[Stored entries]

----

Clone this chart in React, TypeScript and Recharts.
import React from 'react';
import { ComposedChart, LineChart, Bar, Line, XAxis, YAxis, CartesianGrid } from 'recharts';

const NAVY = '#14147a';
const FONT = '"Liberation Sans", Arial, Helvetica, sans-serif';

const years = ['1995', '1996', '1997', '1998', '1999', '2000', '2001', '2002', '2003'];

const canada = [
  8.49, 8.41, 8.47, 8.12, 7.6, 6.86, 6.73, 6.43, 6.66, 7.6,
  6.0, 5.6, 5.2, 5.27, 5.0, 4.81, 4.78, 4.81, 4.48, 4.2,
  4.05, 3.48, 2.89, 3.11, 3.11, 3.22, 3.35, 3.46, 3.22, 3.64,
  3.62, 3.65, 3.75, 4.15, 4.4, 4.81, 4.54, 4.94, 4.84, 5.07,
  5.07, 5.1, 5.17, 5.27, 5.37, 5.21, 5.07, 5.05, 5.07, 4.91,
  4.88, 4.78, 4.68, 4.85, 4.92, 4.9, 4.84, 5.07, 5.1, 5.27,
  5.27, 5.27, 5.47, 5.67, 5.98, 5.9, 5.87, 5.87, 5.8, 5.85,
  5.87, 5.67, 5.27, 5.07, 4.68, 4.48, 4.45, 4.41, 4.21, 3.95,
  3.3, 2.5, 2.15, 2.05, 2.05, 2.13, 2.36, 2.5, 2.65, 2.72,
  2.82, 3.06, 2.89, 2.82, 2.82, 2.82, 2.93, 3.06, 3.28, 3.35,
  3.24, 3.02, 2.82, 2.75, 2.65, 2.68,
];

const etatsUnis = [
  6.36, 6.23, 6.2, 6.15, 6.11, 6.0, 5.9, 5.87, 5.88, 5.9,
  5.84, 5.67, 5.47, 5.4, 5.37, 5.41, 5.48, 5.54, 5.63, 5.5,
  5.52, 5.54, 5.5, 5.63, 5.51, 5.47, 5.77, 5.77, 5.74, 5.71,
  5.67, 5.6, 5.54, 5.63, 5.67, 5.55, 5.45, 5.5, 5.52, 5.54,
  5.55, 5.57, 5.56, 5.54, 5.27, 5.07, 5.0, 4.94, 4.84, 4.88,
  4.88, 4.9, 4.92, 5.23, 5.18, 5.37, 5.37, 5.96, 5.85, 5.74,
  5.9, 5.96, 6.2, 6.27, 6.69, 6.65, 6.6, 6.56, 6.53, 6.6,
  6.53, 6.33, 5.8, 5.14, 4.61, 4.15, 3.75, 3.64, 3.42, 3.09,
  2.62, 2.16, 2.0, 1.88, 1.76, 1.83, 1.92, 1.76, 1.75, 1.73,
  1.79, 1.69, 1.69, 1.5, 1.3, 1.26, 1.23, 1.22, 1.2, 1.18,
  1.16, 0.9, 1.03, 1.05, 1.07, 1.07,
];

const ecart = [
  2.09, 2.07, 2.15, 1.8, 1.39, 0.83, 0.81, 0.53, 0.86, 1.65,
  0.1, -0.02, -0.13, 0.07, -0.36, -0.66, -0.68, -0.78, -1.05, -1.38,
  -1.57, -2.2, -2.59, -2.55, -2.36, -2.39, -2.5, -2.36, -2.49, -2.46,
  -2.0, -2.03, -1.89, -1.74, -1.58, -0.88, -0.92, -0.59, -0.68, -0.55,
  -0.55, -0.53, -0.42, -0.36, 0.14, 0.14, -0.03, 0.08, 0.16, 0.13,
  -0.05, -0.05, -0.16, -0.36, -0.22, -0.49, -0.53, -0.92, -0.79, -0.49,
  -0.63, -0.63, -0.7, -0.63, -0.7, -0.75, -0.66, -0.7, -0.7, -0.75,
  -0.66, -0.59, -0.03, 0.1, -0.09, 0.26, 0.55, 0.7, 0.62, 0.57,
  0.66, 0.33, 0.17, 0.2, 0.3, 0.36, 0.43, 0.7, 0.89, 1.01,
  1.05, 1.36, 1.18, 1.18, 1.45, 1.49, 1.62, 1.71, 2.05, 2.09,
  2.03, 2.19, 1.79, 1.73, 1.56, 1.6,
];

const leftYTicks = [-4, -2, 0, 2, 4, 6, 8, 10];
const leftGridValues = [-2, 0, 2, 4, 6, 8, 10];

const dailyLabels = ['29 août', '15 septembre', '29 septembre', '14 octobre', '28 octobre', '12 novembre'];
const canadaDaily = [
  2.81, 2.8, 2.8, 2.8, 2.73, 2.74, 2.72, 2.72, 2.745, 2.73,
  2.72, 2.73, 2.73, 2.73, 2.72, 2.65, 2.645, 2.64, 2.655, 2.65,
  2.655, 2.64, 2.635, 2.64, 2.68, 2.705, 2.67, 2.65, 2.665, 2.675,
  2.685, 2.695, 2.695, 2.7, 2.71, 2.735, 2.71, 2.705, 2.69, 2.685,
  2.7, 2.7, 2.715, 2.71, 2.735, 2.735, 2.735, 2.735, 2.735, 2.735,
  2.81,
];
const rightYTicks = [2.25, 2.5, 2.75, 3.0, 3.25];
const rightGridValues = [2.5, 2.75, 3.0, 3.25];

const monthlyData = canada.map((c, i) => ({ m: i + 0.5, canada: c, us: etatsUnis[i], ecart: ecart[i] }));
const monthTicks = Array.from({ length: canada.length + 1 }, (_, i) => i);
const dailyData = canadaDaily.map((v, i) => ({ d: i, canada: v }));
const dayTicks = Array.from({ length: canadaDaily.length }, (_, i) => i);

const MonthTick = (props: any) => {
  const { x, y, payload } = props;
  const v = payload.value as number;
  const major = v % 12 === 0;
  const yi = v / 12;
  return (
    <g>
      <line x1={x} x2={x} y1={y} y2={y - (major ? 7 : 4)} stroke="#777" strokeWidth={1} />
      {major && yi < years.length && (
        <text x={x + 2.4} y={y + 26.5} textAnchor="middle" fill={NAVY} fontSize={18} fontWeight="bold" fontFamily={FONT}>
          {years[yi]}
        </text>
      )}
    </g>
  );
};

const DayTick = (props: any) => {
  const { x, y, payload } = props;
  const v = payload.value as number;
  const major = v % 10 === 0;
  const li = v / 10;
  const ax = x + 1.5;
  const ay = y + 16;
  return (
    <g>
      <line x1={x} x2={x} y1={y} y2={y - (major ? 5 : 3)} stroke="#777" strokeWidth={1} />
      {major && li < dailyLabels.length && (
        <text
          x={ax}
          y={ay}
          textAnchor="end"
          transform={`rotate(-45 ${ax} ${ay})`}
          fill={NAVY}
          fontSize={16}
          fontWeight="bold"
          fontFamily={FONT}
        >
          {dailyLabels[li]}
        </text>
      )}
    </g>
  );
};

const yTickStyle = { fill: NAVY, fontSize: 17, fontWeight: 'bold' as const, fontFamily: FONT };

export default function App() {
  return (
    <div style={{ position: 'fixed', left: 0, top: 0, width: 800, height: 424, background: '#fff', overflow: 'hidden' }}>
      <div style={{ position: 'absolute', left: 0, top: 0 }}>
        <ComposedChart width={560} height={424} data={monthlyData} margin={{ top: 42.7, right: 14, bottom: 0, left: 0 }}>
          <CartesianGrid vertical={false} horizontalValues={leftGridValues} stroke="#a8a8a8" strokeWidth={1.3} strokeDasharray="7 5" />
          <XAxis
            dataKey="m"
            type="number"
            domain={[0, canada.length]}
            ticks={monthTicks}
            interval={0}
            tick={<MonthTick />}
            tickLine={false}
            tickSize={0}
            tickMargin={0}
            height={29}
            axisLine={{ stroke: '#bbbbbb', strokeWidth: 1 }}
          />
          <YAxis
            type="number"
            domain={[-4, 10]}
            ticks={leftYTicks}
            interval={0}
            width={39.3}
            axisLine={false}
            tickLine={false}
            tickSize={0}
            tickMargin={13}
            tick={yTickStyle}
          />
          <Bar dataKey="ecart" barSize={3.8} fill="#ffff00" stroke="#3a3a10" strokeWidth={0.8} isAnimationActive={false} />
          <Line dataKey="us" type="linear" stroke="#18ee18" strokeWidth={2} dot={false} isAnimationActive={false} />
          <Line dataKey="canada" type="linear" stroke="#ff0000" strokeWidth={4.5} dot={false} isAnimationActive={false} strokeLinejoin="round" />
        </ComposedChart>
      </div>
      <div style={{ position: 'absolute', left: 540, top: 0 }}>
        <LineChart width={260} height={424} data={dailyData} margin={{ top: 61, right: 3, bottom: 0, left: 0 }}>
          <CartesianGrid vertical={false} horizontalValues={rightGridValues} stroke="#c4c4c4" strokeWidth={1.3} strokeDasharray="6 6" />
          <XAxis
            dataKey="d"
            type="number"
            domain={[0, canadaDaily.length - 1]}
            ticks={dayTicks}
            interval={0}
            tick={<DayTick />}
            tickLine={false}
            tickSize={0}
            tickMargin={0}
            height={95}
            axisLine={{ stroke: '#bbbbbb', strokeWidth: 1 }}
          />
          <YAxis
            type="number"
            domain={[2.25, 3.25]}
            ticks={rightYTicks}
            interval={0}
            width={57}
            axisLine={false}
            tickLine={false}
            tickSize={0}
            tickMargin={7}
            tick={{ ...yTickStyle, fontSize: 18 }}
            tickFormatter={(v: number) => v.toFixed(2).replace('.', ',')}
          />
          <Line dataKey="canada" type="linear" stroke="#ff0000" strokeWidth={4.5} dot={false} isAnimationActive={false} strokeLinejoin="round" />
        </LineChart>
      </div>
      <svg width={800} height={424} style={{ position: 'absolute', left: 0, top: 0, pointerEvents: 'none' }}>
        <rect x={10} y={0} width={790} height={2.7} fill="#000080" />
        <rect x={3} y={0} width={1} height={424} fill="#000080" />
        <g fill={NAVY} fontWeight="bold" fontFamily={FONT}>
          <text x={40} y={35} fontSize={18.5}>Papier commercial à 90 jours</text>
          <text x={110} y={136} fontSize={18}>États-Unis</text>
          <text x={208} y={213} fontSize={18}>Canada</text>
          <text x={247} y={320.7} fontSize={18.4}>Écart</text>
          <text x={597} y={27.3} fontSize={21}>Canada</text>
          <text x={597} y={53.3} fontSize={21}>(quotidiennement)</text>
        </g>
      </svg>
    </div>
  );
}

----

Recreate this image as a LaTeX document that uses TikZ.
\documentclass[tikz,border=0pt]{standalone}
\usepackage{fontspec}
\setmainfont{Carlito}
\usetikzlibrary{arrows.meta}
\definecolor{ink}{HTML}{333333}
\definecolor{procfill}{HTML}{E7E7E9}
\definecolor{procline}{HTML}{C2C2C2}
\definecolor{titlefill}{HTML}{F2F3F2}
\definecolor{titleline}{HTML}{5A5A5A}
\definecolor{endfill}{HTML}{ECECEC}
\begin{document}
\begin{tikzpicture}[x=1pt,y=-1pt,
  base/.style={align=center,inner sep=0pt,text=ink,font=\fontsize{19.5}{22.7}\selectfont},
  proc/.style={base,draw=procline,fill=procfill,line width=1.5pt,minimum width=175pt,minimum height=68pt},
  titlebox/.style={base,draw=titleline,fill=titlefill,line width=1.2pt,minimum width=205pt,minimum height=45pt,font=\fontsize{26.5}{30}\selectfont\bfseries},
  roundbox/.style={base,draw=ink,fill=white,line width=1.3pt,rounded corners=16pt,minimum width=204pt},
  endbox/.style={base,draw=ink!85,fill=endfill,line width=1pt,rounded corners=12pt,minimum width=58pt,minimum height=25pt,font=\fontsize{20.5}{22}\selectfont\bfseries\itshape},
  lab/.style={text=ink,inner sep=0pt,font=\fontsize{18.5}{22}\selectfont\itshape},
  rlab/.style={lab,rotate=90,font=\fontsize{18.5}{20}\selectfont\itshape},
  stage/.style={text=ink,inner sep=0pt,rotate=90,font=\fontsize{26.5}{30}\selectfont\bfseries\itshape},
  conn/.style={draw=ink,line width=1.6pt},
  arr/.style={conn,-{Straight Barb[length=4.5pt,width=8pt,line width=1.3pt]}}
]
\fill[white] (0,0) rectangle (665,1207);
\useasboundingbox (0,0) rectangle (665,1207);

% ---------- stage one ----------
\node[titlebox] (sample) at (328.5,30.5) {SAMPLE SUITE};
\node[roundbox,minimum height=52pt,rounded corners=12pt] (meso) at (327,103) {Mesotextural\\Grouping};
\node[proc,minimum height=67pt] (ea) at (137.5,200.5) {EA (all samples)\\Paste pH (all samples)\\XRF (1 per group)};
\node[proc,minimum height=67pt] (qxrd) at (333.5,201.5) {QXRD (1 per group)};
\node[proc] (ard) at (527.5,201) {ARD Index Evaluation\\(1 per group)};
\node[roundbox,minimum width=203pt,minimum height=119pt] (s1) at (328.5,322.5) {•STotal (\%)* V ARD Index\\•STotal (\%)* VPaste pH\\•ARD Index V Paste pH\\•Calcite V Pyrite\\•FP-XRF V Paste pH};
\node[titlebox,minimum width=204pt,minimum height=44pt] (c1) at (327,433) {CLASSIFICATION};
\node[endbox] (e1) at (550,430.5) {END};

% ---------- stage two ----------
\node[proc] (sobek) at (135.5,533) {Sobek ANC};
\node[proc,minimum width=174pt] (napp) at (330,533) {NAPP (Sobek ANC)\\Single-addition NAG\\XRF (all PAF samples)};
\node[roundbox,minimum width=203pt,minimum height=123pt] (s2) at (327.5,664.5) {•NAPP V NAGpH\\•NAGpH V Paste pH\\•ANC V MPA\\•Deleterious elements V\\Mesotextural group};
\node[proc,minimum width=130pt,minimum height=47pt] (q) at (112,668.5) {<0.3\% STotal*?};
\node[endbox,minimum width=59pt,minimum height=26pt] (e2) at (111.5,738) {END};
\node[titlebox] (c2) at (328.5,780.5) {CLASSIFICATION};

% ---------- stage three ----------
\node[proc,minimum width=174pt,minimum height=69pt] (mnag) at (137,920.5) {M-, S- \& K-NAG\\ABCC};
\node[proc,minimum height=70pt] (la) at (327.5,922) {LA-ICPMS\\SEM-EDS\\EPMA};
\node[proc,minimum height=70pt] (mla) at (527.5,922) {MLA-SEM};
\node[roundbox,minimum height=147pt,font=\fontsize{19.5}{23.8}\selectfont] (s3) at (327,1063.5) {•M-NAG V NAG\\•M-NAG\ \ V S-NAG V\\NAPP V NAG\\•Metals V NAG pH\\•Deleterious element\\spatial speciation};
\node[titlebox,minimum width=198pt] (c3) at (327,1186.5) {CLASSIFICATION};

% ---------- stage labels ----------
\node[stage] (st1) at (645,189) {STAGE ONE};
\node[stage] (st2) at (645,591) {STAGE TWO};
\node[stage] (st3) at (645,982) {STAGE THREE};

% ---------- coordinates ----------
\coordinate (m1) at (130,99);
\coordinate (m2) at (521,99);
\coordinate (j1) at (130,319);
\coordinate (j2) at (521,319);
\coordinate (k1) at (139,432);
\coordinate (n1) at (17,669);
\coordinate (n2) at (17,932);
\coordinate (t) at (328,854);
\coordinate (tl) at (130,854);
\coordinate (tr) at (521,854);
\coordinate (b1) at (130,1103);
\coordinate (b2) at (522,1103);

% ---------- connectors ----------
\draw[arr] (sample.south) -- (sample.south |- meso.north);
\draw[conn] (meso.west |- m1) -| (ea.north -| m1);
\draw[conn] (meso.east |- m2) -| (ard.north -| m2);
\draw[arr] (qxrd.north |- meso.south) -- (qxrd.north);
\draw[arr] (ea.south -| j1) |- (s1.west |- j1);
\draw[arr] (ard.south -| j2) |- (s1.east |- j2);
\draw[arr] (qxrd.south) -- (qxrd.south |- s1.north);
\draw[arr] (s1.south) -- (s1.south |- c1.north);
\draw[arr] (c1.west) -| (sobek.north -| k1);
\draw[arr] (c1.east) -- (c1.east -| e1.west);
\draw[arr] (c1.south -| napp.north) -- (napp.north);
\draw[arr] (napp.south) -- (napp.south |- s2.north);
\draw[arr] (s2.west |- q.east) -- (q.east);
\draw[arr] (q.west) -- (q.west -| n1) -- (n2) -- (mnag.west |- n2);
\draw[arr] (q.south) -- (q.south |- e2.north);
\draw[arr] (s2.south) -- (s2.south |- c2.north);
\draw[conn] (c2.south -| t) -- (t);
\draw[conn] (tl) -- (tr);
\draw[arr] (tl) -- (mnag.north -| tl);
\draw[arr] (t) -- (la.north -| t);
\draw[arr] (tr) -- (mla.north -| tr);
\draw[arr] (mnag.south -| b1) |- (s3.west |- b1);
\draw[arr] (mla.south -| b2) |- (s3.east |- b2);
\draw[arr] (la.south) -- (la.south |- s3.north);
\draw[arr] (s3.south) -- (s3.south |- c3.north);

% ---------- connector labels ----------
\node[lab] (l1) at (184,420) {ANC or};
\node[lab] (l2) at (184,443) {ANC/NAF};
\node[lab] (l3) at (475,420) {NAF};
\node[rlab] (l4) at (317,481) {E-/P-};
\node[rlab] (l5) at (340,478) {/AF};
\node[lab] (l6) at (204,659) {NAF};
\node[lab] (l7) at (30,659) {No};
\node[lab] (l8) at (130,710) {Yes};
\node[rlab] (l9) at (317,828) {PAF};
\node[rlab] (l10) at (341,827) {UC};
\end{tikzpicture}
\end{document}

----

Copy out every line from the material above in which the word "this" appears.

**Complete output:**
Clone this chart in React, TypeScript and Recharts.
Recreate this image as a LaTeX document that uses TikZ.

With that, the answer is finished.